Farmers' Market On University Campus
Every Thursday from 4pm to 7pm, a farmers' market is set up between Mershon Auditorium and Sullivant Hall, at an outdoor space known as the Wexner Center Plaza and it's attracting a growing crowd as summer moves on. The market will run weekly until the end of October. This weekly event is called Market at 15th and High and is part of a community-wide food outreach initiative. Already, the benefits of the market are evident to diverse members of the community.
Students who live on campus without a car can now buy fresh produce, allowing them the option of enjoying a personally cooked meal instead of relying on campus dining offerings 3 meals a day, 7 days a week.

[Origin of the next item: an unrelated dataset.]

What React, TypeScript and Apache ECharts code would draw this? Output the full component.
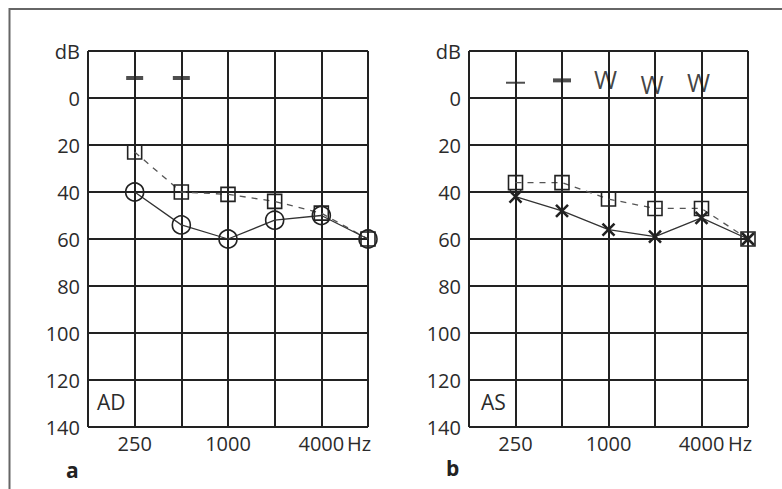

Students, faculty and staff get fresh produce, vendors get 100 percent of sales profits for having hauled their goods to sell in the market; it's a beneficial set-up from any angle.
Apart from fresh produce such as corn on the cob, all sorts of ripe and colorful fruits, numerous summer squashes, eggplant, bulb goodness like garlic and onions, and a robust variety of greens, the market also offers buyers freshly made baked goods (bread, pretzels, etc.), fresh cut flowers, cheese, eggs, meat, and much more.
Vendors like the Speckled Hen Farm Gourmet Poultry sells hormone-free, antibiotic-free, pesticide free, free range chickens at the North Market and the Worthington Farmers' Market, but for anyone who lives on campus without a car and without the time to take the bus, having a farmers' market on campus once a week is a godsend.
Adding to the aspect of community outreach, many vendors accept food stamps and WIC coupons. The market also donates remaining produce to Neighborhood Service Food Pantries each week to further reduce waste.
In addition to community outreach, the market is set up to promote the history of agricultural diversity and accessibility by introducing local buyers to everything that local farmers produce.
This market was created from the collaboration between the Wexner Center's education director, Shelly Casto, and Jamie Moore, co-owner of the Wayward Seed Farm. With support from the College of Food, Agriculture and Environmental Sciences. Such a collaboration shows not just interest in fresh local foods, but creative initiative on the part of those who made it happen. Kudos to all those involved for bringing to life the concept of healthy foods and vibrant communities.
Seeing that America has over 500 universities nationwide, wouldn't it be fantastic if every campus had a similar farmers' market that fosters community interests while it makes fresh and local produce accessible to those on and off campus?